- Do this
Identify every line containing the word "chart" and reproduce each one.

- Material to process
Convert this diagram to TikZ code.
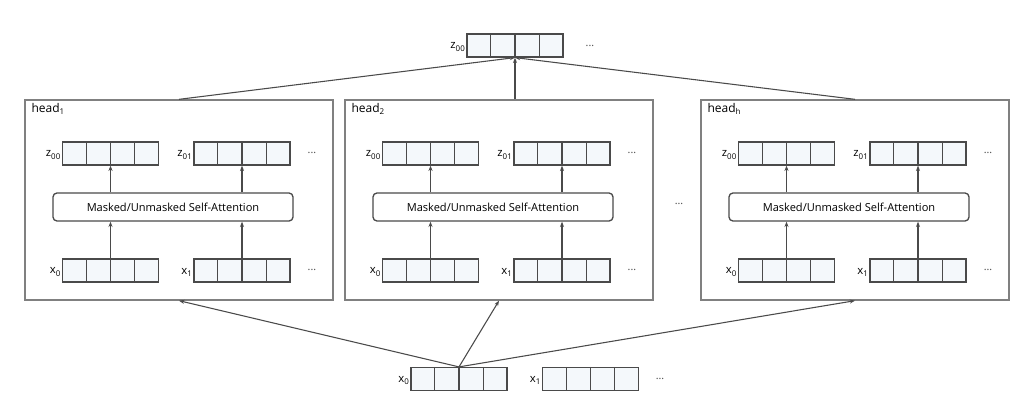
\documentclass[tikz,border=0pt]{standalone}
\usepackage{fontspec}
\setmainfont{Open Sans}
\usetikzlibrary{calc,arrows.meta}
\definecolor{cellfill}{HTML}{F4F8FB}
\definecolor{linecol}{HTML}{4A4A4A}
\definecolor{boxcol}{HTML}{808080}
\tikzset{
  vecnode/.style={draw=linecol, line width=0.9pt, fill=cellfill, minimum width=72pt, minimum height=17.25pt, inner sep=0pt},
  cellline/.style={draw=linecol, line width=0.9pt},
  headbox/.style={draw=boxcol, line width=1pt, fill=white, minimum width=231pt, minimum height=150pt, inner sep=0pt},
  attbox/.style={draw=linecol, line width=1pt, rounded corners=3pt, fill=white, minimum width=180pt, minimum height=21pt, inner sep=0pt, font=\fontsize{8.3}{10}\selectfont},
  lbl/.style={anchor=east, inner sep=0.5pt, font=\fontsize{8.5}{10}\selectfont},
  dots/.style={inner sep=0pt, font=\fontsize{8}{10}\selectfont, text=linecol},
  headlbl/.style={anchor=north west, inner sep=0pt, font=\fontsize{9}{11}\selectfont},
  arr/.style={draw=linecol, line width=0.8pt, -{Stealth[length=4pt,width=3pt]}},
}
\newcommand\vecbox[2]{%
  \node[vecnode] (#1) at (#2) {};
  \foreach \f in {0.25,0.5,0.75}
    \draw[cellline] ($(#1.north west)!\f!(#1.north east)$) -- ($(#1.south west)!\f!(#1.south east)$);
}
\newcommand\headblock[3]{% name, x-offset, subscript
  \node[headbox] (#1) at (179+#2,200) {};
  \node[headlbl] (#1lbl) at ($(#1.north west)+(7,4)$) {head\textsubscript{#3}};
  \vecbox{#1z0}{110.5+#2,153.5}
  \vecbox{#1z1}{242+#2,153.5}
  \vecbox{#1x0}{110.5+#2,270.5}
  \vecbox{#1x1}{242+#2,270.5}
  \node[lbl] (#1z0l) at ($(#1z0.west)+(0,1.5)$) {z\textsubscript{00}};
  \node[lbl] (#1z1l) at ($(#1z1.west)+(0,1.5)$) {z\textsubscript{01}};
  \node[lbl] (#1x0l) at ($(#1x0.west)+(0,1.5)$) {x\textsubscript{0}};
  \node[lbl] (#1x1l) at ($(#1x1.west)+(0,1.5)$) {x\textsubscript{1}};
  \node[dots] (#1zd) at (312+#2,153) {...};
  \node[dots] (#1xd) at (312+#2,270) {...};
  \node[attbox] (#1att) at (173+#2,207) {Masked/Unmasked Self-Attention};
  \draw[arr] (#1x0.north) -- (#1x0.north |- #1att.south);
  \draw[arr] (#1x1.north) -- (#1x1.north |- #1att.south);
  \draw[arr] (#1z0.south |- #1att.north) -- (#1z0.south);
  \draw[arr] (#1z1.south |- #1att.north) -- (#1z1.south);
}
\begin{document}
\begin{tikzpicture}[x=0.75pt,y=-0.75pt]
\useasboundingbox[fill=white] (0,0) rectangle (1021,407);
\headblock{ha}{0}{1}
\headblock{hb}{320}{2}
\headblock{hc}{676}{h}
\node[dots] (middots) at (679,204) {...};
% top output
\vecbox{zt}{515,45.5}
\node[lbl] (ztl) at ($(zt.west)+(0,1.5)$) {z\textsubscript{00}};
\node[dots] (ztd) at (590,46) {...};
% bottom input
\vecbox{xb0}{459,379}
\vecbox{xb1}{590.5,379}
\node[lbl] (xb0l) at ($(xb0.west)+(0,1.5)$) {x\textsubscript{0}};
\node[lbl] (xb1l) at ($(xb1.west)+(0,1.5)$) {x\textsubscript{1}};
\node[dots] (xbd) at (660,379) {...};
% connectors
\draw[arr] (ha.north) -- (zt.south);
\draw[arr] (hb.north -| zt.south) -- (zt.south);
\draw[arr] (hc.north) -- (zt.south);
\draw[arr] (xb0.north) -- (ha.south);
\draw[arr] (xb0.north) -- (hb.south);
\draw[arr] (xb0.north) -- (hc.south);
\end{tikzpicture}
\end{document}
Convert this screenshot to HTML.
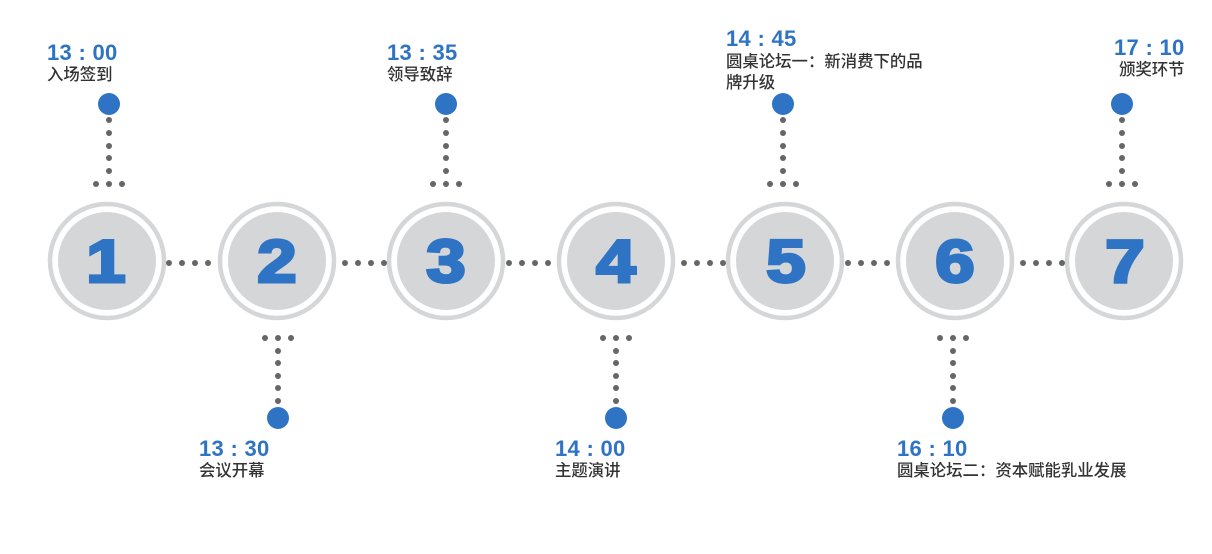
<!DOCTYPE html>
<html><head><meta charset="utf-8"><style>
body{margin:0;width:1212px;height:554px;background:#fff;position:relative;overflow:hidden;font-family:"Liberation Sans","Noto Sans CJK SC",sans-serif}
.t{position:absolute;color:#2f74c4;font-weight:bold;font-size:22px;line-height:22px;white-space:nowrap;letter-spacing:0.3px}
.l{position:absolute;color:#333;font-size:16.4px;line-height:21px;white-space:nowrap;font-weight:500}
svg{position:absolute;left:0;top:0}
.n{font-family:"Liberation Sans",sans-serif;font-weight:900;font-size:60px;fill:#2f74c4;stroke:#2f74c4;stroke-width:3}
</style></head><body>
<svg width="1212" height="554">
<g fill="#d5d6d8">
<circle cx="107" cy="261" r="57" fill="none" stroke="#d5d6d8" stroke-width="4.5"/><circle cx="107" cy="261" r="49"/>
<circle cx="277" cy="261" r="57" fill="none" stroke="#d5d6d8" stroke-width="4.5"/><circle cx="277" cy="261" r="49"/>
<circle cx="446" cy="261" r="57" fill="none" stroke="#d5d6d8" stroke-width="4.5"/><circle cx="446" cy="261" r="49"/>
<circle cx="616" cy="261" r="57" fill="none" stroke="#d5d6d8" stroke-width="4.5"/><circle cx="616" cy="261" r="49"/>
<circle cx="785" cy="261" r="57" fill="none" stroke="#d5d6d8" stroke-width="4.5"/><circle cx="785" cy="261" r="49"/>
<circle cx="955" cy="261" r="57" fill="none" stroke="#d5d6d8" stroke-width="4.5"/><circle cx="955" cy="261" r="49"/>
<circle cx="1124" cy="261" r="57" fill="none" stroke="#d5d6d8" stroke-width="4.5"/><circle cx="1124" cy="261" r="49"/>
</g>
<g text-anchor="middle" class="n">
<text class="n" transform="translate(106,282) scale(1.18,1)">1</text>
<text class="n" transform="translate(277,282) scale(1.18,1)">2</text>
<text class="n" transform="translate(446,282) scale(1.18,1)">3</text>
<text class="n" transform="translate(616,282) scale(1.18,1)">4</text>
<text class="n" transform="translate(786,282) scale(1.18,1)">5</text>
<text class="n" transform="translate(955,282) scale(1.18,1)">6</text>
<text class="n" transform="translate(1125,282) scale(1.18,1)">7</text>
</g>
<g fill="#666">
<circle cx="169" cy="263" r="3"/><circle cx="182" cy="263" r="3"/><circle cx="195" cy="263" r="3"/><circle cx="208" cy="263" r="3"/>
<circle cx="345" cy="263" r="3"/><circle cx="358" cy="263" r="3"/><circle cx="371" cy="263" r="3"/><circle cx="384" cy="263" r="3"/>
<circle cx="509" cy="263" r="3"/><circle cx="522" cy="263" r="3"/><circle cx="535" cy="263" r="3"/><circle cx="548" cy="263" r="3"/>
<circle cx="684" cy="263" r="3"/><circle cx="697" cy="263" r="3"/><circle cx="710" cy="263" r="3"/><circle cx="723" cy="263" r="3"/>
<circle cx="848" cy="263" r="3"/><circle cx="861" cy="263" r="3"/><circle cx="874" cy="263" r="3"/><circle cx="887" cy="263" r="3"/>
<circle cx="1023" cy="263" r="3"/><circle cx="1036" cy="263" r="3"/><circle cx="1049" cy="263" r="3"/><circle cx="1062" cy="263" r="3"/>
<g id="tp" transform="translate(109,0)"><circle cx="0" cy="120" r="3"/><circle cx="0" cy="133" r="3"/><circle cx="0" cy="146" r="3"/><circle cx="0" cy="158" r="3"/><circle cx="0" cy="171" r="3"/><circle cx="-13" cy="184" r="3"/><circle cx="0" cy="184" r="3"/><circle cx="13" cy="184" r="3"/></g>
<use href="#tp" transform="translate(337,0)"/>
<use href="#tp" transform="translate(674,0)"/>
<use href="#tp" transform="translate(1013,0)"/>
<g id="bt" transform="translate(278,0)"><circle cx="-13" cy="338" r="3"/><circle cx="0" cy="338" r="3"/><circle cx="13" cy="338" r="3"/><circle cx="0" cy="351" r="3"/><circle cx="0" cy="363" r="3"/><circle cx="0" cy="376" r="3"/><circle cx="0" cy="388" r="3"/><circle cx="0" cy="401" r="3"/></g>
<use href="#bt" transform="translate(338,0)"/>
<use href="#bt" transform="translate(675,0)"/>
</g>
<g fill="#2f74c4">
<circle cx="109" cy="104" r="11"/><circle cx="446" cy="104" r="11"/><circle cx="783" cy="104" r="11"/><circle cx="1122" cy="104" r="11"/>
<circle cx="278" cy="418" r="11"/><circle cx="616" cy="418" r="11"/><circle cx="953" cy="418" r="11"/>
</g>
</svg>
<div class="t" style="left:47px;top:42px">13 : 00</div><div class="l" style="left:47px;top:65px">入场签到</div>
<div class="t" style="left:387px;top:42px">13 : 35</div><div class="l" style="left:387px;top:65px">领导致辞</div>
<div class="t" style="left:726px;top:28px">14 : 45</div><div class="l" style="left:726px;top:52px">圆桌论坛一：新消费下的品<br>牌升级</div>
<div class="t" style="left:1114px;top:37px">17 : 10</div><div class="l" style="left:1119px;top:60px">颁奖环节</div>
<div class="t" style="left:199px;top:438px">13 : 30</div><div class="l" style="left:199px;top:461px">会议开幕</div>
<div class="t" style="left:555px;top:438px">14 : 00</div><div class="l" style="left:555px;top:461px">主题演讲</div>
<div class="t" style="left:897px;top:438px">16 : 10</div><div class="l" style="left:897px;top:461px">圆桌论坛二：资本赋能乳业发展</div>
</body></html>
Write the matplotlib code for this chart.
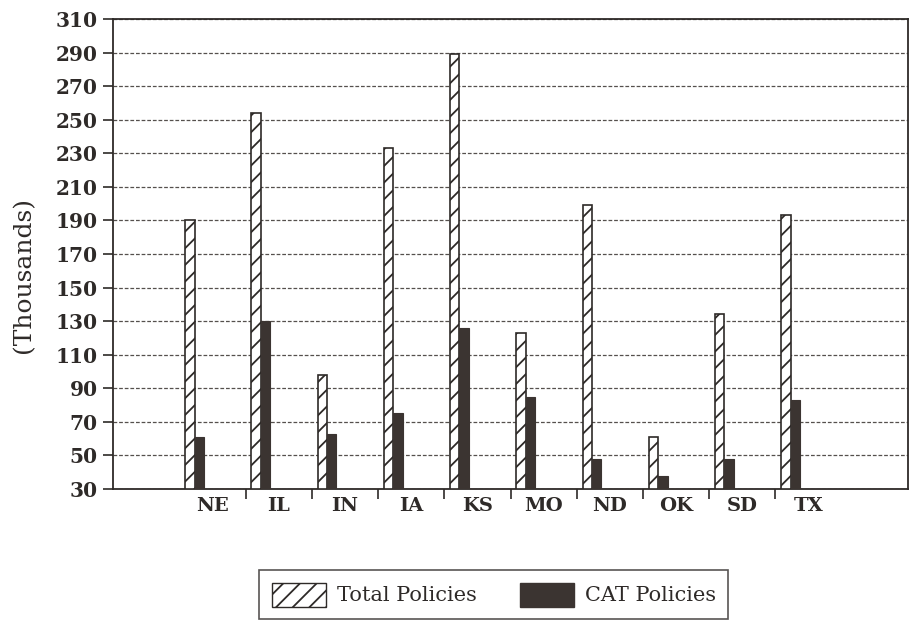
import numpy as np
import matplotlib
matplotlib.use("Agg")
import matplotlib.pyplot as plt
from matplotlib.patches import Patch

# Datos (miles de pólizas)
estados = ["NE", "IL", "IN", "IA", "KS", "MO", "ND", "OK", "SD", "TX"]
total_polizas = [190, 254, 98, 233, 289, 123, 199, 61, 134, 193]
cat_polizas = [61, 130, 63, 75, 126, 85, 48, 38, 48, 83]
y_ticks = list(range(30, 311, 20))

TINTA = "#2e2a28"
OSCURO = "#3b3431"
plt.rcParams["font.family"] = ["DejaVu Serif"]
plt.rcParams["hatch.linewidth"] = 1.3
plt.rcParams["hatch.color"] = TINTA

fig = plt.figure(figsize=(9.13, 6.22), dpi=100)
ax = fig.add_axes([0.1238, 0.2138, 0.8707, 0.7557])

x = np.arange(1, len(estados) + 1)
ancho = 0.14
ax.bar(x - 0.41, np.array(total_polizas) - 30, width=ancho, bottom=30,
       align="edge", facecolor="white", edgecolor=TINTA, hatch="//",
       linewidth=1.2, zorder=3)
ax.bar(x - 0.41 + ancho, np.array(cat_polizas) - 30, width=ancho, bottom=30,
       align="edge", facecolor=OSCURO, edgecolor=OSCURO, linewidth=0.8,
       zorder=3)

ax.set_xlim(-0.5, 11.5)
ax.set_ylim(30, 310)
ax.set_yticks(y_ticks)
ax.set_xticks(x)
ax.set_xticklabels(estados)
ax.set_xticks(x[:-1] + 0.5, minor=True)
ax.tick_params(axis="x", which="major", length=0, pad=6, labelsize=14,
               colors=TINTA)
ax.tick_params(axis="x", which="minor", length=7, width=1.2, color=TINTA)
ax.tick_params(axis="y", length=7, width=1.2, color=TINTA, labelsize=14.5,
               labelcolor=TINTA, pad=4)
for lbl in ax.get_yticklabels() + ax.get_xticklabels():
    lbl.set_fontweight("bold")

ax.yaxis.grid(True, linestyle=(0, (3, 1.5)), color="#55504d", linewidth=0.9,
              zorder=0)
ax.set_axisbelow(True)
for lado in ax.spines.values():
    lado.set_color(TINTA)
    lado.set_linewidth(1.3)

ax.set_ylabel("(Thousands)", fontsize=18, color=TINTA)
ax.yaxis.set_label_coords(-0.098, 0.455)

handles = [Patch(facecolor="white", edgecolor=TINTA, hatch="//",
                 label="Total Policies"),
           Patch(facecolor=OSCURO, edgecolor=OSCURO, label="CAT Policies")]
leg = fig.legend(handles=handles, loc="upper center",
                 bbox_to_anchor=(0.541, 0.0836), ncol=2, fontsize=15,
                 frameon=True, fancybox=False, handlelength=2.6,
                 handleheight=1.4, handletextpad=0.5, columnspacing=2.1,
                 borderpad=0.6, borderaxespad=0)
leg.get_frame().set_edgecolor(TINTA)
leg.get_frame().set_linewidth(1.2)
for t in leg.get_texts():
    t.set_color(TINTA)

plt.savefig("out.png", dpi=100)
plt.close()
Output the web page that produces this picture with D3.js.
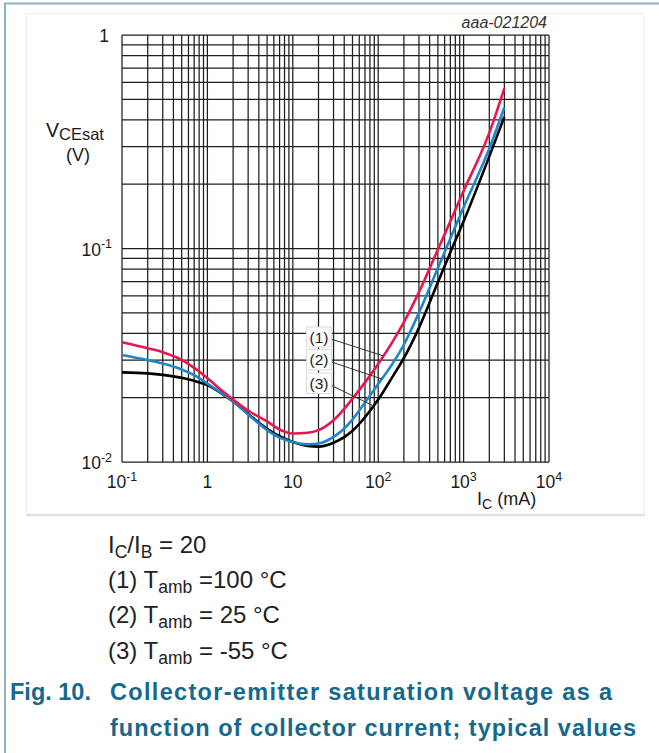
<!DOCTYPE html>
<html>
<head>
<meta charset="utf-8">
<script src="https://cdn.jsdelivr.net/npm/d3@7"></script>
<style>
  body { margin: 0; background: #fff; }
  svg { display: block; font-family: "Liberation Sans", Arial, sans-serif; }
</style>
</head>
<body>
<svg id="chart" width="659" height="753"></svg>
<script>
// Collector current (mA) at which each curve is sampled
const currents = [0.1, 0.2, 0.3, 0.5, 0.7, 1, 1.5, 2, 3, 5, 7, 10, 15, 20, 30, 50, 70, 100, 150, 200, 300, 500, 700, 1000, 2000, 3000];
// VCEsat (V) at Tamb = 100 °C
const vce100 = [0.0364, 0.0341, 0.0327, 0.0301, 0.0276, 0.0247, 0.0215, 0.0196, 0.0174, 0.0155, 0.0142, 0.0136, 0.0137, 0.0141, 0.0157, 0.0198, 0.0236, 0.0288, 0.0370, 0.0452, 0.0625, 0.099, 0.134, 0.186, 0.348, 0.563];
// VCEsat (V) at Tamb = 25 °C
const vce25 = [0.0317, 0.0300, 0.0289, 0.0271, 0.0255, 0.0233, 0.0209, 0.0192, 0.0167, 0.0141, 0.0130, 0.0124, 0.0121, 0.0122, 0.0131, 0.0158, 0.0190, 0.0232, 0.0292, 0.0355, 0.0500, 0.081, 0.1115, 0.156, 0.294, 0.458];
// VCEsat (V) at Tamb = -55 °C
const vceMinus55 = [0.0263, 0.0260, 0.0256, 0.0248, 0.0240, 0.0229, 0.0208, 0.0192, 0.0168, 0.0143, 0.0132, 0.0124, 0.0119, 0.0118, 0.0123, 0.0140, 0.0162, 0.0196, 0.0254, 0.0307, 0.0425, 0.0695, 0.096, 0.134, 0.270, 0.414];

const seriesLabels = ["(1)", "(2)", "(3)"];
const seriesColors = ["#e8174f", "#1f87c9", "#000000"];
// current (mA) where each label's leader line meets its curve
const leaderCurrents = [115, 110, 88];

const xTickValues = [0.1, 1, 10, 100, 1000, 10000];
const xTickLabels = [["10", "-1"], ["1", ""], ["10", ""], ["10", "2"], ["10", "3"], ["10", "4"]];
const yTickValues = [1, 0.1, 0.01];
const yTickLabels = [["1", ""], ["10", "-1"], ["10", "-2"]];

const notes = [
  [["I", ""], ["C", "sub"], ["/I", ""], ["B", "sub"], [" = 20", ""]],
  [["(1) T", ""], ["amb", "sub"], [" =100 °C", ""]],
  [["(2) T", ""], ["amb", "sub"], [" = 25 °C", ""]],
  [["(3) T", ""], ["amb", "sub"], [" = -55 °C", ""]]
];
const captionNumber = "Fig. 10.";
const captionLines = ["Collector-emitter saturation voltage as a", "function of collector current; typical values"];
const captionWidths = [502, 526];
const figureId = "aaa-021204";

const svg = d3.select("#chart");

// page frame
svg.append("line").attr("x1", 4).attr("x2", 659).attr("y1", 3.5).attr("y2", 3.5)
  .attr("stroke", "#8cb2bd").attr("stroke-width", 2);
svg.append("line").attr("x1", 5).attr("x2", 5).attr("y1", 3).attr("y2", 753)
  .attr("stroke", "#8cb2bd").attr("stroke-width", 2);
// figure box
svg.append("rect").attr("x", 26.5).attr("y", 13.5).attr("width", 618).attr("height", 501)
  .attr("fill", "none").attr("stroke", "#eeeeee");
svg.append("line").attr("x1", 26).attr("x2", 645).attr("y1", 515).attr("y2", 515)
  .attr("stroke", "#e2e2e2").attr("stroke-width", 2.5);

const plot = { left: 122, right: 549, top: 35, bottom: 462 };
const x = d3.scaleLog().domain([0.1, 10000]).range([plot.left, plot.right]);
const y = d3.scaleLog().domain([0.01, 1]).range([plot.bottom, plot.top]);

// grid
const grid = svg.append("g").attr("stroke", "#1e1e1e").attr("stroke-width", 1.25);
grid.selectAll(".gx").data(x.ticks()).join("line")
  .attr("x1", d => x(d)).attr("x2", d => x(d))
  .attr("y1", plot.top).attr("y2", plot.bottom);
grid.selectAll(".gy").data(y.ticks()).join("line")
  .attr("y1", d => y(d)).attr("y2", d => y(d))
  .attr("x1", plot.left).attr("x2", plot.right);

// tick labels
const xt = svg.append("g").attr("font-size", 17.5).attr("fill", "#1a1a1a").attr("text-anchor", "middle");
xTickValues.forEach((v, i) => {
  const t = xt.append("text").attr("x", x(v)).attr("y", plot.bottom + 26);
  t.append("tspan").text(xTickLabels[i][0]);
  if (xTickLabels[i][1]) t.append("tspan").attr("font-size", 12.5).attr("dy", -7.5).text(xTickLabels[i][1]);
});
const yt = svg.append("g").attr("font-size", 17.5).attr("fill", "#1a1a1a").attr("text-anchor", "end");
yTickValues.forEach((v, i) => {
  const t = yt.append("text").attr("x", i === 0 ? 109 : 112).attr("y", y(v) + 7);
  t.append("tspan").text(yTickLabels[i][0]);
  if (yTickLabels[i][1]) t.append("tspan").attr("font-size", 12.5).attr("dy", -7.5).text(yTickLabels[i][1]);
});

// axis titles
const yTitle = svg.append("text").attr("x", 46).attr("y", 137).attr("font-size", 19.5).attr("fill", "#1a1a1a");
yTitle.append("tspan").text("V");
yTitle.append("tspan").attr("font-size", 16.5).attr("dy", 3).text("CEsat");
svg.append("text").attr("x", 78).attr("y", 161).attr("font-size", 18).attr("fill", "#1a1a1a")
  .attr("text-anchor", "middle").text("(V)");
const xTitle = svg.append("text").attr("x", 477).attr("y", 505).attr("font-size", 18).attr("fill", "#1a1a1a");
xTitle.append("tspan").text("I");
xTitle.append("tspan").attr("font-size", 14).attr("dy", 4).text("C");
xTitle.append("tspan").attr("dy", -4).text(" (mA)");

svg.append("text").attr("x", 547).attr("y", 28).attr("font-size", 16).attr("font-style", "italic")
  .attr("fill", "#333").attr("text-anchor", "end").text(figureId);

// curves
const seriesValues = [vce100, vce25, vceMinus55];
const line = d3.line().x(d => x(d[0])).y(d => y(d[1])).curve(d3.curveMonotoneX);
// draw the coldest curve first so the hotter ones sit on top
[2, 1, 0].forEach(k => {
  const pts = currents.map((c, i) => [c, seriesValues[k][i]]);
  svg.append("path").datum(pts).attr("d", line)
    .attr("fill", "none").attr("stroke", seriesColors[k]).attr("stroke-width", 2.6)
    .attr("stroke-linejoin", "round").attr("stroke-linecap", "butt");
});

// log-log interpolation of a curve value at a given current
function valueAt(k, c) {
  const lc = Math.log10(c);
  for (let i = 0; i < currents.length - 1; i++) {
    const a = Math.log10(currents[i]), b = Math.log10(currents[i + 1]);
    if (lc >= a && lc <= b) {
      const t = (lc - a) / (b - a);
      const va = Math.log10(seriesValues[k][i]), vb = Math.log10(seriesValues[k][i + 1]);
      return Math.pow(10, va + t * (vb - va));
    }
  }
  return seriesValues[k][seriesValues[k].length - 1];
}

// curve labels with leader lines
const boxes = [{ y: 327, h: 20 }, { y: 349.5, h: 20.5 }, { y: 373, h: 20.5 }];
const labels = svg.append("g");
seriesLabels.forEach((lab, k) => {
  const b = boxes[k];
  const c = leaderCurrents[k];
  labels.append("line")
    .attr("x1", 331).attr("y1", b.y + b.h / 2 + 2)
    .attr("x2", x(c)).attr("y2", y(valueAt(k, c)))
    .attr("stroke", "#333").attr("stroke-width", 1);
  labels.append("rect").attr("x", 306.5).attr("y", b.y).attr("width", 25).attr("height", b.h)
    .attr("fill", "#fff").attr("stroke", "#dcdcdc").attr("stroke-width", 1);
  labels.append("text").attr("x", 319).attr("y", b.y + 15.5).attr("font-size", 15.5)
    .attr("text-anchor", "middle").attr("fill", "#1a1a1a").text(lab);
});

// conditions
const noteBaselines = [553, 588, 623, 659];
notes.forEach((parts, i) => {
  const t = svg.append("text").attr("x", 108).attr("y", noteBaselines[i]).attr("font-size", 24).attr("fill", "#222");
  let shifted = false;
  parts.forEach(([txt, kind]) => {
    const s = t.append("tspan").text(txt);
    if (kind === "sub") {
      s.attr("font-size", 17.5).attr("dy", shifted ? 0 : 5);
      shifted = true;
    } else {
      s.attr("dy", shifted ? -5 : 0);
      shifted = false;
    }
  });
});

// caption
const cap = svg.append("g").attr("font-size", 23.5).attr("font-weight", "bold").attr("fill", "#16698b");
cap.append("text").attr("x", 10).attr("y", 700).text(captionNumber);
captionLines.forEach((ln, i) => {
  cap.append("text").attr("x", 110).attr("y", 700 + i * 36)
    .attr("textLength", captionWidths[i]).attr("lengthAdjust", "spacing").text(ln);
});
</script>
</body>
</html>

- Output for this exercise
Write the matplotlib code for this chart.
<svg id="chart" width="659" height="753"></svg>
const svg = d3.select("#chart");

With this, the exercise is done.